CRAFT on VATSIM and IVAO

If you fly on VATSIM or IVAO — the online networks where human controllers manage real-time traffic — CRAFT becomes absolutely indispensable. Controllers speak at real-world speed. You won’t get a convenient on-screen menu: it’s pure voice, live, with no pause button.

Experienced online pilots prepare their CRAFT notesheet before even connecting to the network, pre-filling the expected route from their SimBrief OFP. When clearance delivery opens the frequency, they’re ready. Missing a squawk code or a departure frequency on VATSIM leads to real confusion — and real consequences for traffic flow.


Common Mistakes to Avoid

Even experienced simmers make these errors when working with IFR clearances:

  • Not writing it down — relying on memory during a busy cockpit flow is a recipe for errors

  • Skipping the readback — readback is how errors get caught before they matter

  • Ignoring the initial altitude — climbing straight to cruise altitude without authorization is a serious deviation

  • Wrong squawk code — entering 7700 (emergency) or 7500 (hijack) by mistake will cause issues on VATSIM; always double-check

  • Tuning the wrong frequency — set it before takeoff, not while climbing through 2,000 feet


Make CRAFT a Pre-Departure Ritual

The beauty of CRAFT is its simplicity.
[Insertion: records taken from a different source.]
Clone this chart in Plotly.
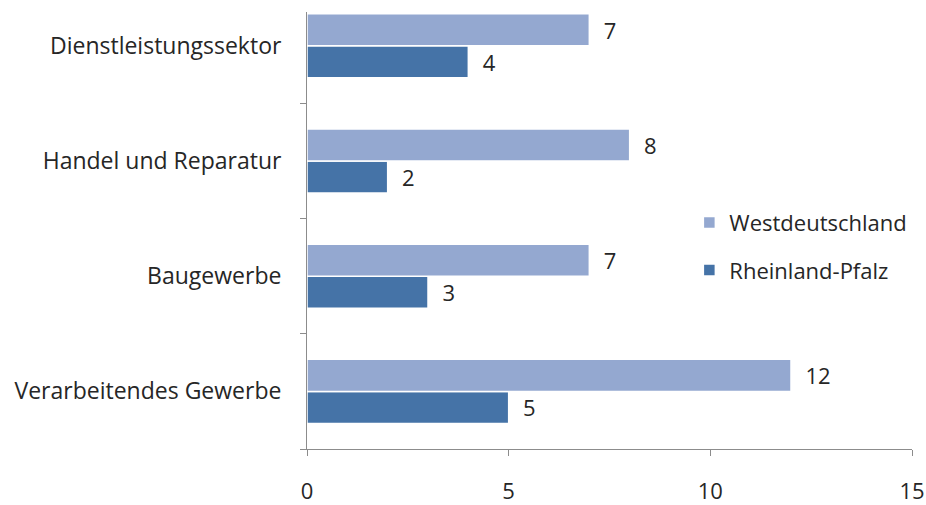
import plotly.graph_objects as go

# Sectors, bottom to top as plotted on the category axis
sectors = ["Verarbeitendes Gewerbe", "Baugewerbe", "Handel und Reparatur", "Dienstleistungssektor"]
west = [12, 7, 8, 7]
rlp = [5, 3, 2, 4]

x_ticks = [0, 5, 10, 15]

font_family = "'Open Sans', Lato, sans-serif"
text_color = "#262626"
axis_color = "#8C8C8C"

fig = go.Figure()

fig.add_trace(go.Bar(
    y=sectors, x=rlp, orientation="h", name="Rheinland-Pfalz",
    marker=dict(color="#4573A7", line=dict(color="white", width=1.5)),
    text=rlp, texttemplate="  %{x}", textposition="outside", cliponaxis=False,
    textfont=dict(size=22, color=text_color, family=font_family),
    legendgroup="rlp", legendrank=2,
))
fig.add_trace(go.Bar(
    y=sectors, x=west, orientation="h", name="Westdeutschland",
    marker=dict(color="#94A8D0", line=dict(color="white", width=1.5)),
    text=west, texttemplate="  %{x}", textposition="outside", cliponaxis=False,
    textfont=dict(size=22, color=text_color, family=font_family),
    legendgroup="west", legendrank=1,
))

fig.update_layout(
    width=926, height=505,
    margin=dict(l=307, r=14, t=12, b=56, autoexpand=False),
    paper_bgcolor="white", plot_bgcolor="white",
    barmode="group", bargap=0.444, bargroupgap=0.0,
    font=dict(family=font_family, size=22, color=text_color),
    showlegend=True,
    legend=dict(
        x=0.632, y=0.463, xanchor="left", yanchor="middle",
        traceorder="grouped", tracegroupgap=16,
        font=dict(size=22, color=text_color),
        itemwidth=30, bgcolor="rgba(0,0,0,0)",
    ),
    xaxis=dict(
        range=[0, 15], tickvals=x_ticks, ticktext=[str(v) for v in x_ticks],
        showgrid=False, zeroline=False, automargin=False,
        showline=True, linecolor=axis_color, linewidth=1,
        ticks="outside", ticklen=6, tickcolor=axis_color,
        ticklabelstandoff=17, tickfont=dict(size=22),
    ),
    yaxis=dict(
        type="category", range=[-0.5, 3.293], automargin=False,
        showgrid=False, zeroline=False,
        showline=True, linecolor=axis_color, linewidth=1,
        ticks="outside", ticklen=6, tickcolor=axis_color,
        tickson="boundaries", ticklabelstandoff=20,
        tickfont=dict(size=23),
    ),
)

fig.write_html("out.html")
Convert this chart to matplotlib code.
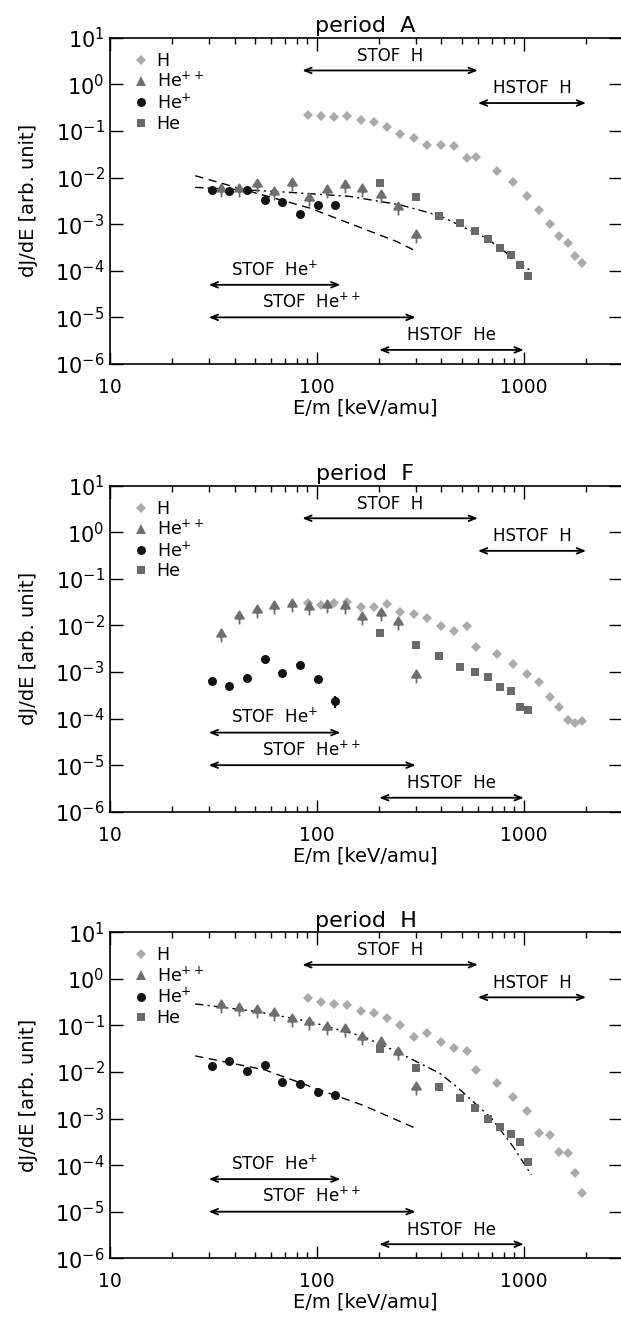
import numpy as np
import matplotlib
matplotlib.use("Agg")
import matplotlib.pyplot as plt
from matplotlib.path import Path
from matplotlib.lines import Line2D
from matplotlib.ticker import LogLocator, NullLocator, NullFormatter

plt.rcParams['font.family'] = ['DejaVu Sans']

# energy channels (keV/amu)
e_H = [90.2, 104.5, 121, 140, 163, 188, 219, 253, 294, 341, 396, 459, 532, 590,
       743, 888, 1037, 1186, 1335, 1482, 1633, 1771, 1919]
e_He2 = [34.3, 41.9, 51.2, 62.3, 75.7, 91.8, 111.7, 136.4, 166, 203, 247, 301]
e_He1 = [31.1, 37.8, 46.0, 56.1, 68.2, 83, 101, 123]
e_He = [201, 301, 390, 489, 580, 675, 765, 865, 957, 1043]

# period A
A_H = [0.218, 0.207, 0.200, 0.207, 0.176, 0.154, 0.120, 0.085, 0.070, 0.0493, 0.0493,
       0.047, 0.0259, 0.0273, 0.01387, 0.0079, 0.00409, 0.00198, 0.00099, 0.000565,
       0.000394, 0.00021, 0.000146]
A_He2 = [0.00551, 0.00532, 0.00682, 0.00467, 0.00741, 0.00352, 0.00515, 0.00649,
         0.00532, 0.00409, 0.00219, 0.000547]
A_He1 = [0.00551, 0.00523, 0.00551, 0.00336, 0.00304, 0.00162, 0.00258, 0.00254]
A_He = [0.00778, 0.00376, 0.00152, 0.00108, 0.000724, 0.000488, 0.000312, 0.000221,
        0.000135, 0.0000755]
A_fit1_x = [25.8, 49.2, 92.5, 167.5, 242.5, 292]
A_fit1_y = [0.0110, 0.00485, 0.00222, 0.000804, 0.000427, 0.000283]
A_fit2_x = [25.8, 66.2, 144.3, 251.8, 392.6, 660.7, 1089]
A_fit2_y = [0.00618, 0.00499, 0.00395, 0.00262, 0.00152, 0.000503, 0.0000968]

# period F
F_H = [0.0297, 0.0269, 0.0297, 0.0323, 0.0252, 0.0244, 0.0283, 0.0197, 0.01726,
       0.01416, 0.00986, 0.00757, 0.00986, 0.00337, 0.00243, 0.00148, 0.000888,
       0.000598, 0.000285, 0.000174, 0.0000929, 0.0000787, 0.0000883]
F_He2 = [0.00621, 0.01538, 0.0207, 0.0252, 0.0269, 0.0236, 0.0265, 0.0244, 0.01416,
         0.01726, 0.01107, 0.000818]
F_He1 = [0.000638, 0.000507, 0.000741, 0.00193, 0.000949, 0.00141, 0.000705, 0.000238]
F_He1_err = [0, 0, 0, 0, 0, 0, 0, 0.00007]
F_He = [0.00686, 0.00379, 0.00216, 0.00128, 0.000997, 0.000779, 0.000474, 0.000396,
        0.000179, 0.000155]

# period H
H_H = [0.389, 0.319, 0.284, 0.280, 0.201, 0.188, 0.142, 0.104, 0.0565, 0.070, 0.0442,
       0.0323, 0.0288, 0.01107, 0.00592, 0.00286, 0.00148, 0.000483, 0.000437,
       0.000195, 0.000180, 0.0000668, 0.0000248]
H_He2 = [0.262, 0.230, 0.205, 0.173, 0.131, 0.1148, 0.0897, 0.080, 0.0538, 0.0428,
         0.0261, 0.00447]
H_He1 = [0.01371, 0.01726, 0.01069, 0.01393, 0.00611, 0.00562, 0.00372, 0.00321]
H_He = [0.0313, 0.0120, 0.00477, 0.00277, 0.00172, 0.000964, 0.000671, 0.000467,
        0.000320, 0.000117]
H_fit1_x = [25.8, 56.1, 101, 167, 295]
H_fit1_y = [0.0221, 0.01107, 0.00425, 0.00193, 0.000638]
H_fit2_x = [25.8, 51.2, 92.5, 167.5, 242.5, 292, 392.6, 473, 569, 698, 888, 1089]
H_fit2_y = [0.289, 0.198, 0.1205, 0.0574, 0.0274, 0.0181, 0.00937, 0.00485,
            0.00231, 0.001014, 0.000249, 0.0000616]

# instrument ranges: label, E_low, E_high, level
ranges = [("STOF  H", 85, 600, 2.0),
          ("HSTOF  H", 600, 2000, 0.40),
          ("STOF  He$^{+}$", 30, 130, 5e-5),
          ("STOF  He$^{++}$", 30, 300, 1e-5),
          ("HSTOF  He", 200, 1000, 2e-6)]

panels = [
    ("period  A", A_H, A_He2, A_He1, A_He, None,
     (A_fit1_x, A_fit1_y), (A_fit2_x, A_fit2_y)),
    ("period  F", F_H, F_He2, F_He1, F_He, F_He1_err, None, None),
    ("period  H", H_H, H_He2, H_He1, H_He, None,
     (H_fit1_x, H_fit1_y), (H_fit2_x, H_fit2_y)),
]

c_H = '#aaaaaa'
c_He2 = '#6e6e6e'
c_He1 = '#141414'
c_He = '#6a6a6a'

# triangle sitting on a short stem (lower error bar)
arrow_marker = Path([(-0.55, -0.15), (0.55, -0.15), (0, 0.75), (-0.55, -0.15),
                     (0, -0.15), (0, -0.85)],
                    [Path.MOVETO, Path.LINETO, Path.LINETO, Path.CLOSEPOLY,
                     Path.MOVETO, Path.LINETO])

fig = plt.figure(figsize=(6.21, 13.21), dpi=100)
bottoms = [0.7245, 0.3855, 0.0475]

for (title, yH, yHe2, yHe1, yHe, he1err, fit1, fit2), b in zip(panels, bottoms):
    ax = fig.add_axes([0.1771, b, 0.8229, 0.2468])
    ax.set_xscale('log')
    ax.set_yscale('log')
    ax.set_xlim(10, 2950)
    ax.set_ylim(1e-6, 10)

    if fit1 is not None:
        ax.plot(fit1[0], fit1[1], color='k', lw=1.0, linestyle=(0, (6, 4)))
    if fit2 is not None:
        ax.plot(fit2[0], fit2[1], color='k', lw=1.0, linestyle=(0, (6, 3, 1.5, 3)))

    ax.plot(e_H, yH, linestyle='none', marker='D', ms=5, color=c_H, mew=0)
    ax.plot(e_He2, yHe2, linestyle='none', marker=arrow_marker, ms=10,
            mfc=c_He2, mec=c_He2, mew=1.3)
    if he1err is not None:
        ax.errorbar(e_He1, yHe1, yerr=he1err, fmt='none', ecolor=c_He1, elinewidth=1.5)
    ax.plot(e_He1, yHe1, linestyle='none', marker='o', ms=6.5, color=c_He1, mew=0)
    ax.plot(e_He, yHe, linestyle='none', marker='s', ms=6.2, color=c_He, mew=0)

    for label, lo, hi, lev in ranges:
        ax.annotate('', xy=(hi, lev), xytext=(lo, lev),
                    arrowprops=dict(arrowstyle='<->,head_length=0.5,head_width=0.2',
                                    lw=1.3, color='k', shrinkA=0, shrinkB=0))
        ax.text(np.sqrt(lo * hi), lev * 10 ** 0.12, label, ha='center', va='bottom',
                fontsize=12)

    handles = [Line2D([], [], linestyle='none', marker='D', ms=5, color=c_H, mew=0),
               Line2D([], [], linestyle='none', marker='^', ms=7, color=c_He2, mew=0),
               Line2D([], [], linestyle='none', marker='o', ms=6.5, color=c_He1, mew=0),
               Line2D([], [], linestyle='none', marker='s', ms=6, color=c_He, mew=0)]
    ax.legend(handles, ['H', 'He$^{++}$', 'He$^{+}$', 'He'], loc='upper left',
              frameon=False, fontsize=12.5, handlelength=0.8, handletextpad=0.5,
              labelspacing=0.12, borderaxespad=0.4, bbox_to_anchor=(0.02, 1.0))

    ax.yaxis.set_major_locator(LogLocator(base=10, numticks=12))
    ax.yaxis.set_minor_locator(NullLocator())
    ax.yaxis.set_minor_formatter(NullFormatter())
    ax.tick_params(which='both', direction='in', top=True, right=True)
    ax.tick_params(axis='x', labelsize=13.5)
    ax.tick_params(axis='y', labelsize=15)
    ax.tick_params(which='major', length=9, width=1)
    ax.tick_params(which='minor', length=4, width=1)
    ax.tick_params(axis='x', which='major', pad=10)
    ax.tick_params(axis='y', which='major', pad=4)
    ax.set_xticks([10, 100, 1000])
    ax.set_xticklabels(['10', '100', '1000'])
    ax.spines['right'].set_visible(False)
    for s in ['left', 'bottom', 'top']:
        ax.spines[s].set_linewidth(1.2)

    ax.set_title(title, fontsize=16, pad=4)
    ax.set_xlabel('E/m [keV/amu]', fontsize=14, labelpad=1)
    ax.set_ylabel('dJ/dE [arb. unit]', fontsize=14, labelpad=12)

fig.savefig('out.png', dpi=100)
Five letters, five pieces of information, zero ambiguity. Print a small CRAFT template card and place it next to your monitor. Use it on every single IFR departure, even on short hops between nearby airports. Over time, the structure becomes second nature — and your ATC interactions will start sounding exactly like the real pilots you hear on LiveATC.

Flying with CRAFT helps develop the mental discipline that makes you a better flight simulator pilot, more focused and more immersed in the experience. And in a simulator as detailed as Microsoft Flight Simulator 2024, it’s that discipline that makes the difference between a good session and a truly memorable one.

Clear skies, and squawk VFR only when you mean it.